Program Memory (PM)                stores SP, IOC and DG instructions and constant data.        
Scratch Pad Memory (SPM)                stores variable data which does not need to be retained after a long power outage.        
Non-Volatile Memory (NVM)                A bank of memory used to store variable data which must be retained after an indefinitely long power outage.        
Video/Timing Generator (VTG)                provides a 20 Hz signal to the SP and DG.        provides all signals required by the display refresh circuitry.        
Power Supply (PS)                converts 400 Hz AC power for internal use.        provides signals required to manage power outages gracefully.        Two of these signals, PDNF and PLONGF, are routed to a register on the A11 card which the SP can read.        PLONGF, although logically is a signal from the power supply, it is an indicator of whether the external power went away for longer than 200 msec.        
Normal Operation:
The EAP data flow is represented in FIG. 3 and FIG. 4. The IOC and DG are essentially peripheral interfaces to the SP. The SP defines the functional and dynamic behavior of the system because it closes the data paths from system inputs to system and display outputs. The SP samples and conditions input data stored in the I/O Buffer (IOB) by the IOC. It updates output data in the IOB which the IOC transmits. The SP selects the displays to appear on each DU and updates Dynamic Information.
The IOC is nearly transparent to the SP. With the exception of DITS-33 Block Data, which does not concern much of the system, every input and output quantity is assigned a fixed location in the IOB. The SP treats each location as if it were directly attached to the transmitting/receiving device. In order to sample an input or update an output, the SP simply references the associated location in the IOB. Every quantity is independent of all others.

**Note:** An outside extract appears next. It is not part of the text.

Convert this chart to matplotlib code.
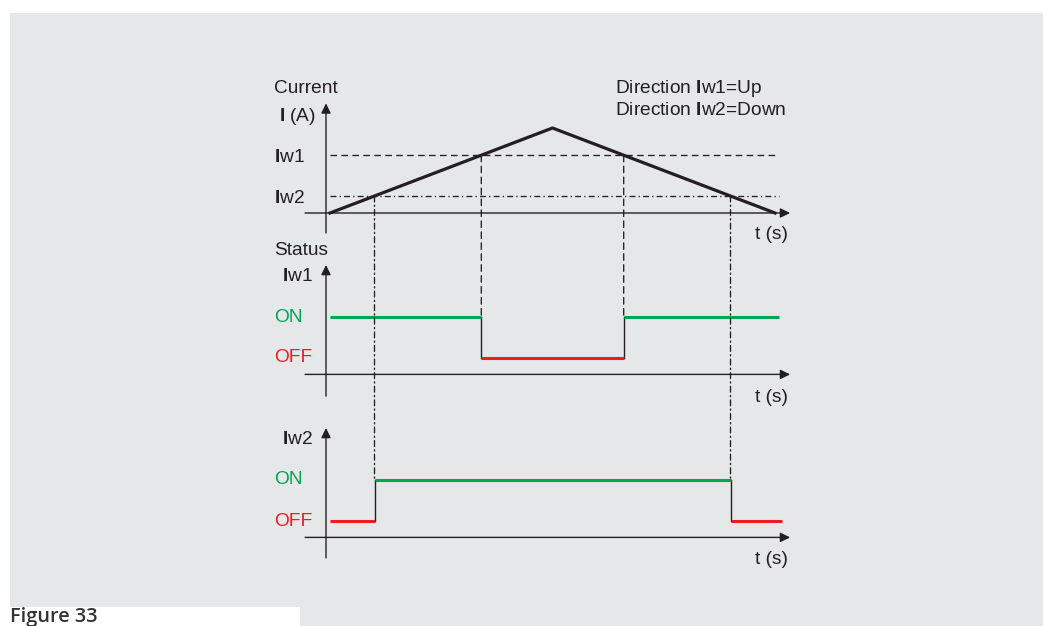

The SP may reference them in any order at any rate regardless of the state of the IOC. If a quantity requires more than one word in the IOB, the IOC and the SP each read or update the entire quantity in one transaction so neither ever obtains a partially updated value.
The DG generates deflection and video signals to draw each of the displays selected by the SP. Based upon these selections, it processes the features to appear on each page.
Generally speaking, the SP, the IOC, and the DG operate independently. What little control the SP exercises over the IOC and the DG is accomplished through the Activity Interface words in shared memory.
The EAP as described above has been certified by the Federal Aviation Administration (FAA) and is in wide commercial use around the world. The EAP as described is commercially available for purchase directly from Rockwell Collins Inc., of Cedar Rapids, Iowa USA and is also available around the world from numerous spare parts and maintenance supplying companies.
While the EAP has enjoyed much commercial success in the past, in some applications the fact that the DUs are only CRTs may be considered today by some to be a shortcoming.
Consequently, there exists a need, in some applications, for improved EICAS systems for Boeing 757/767 aircraft.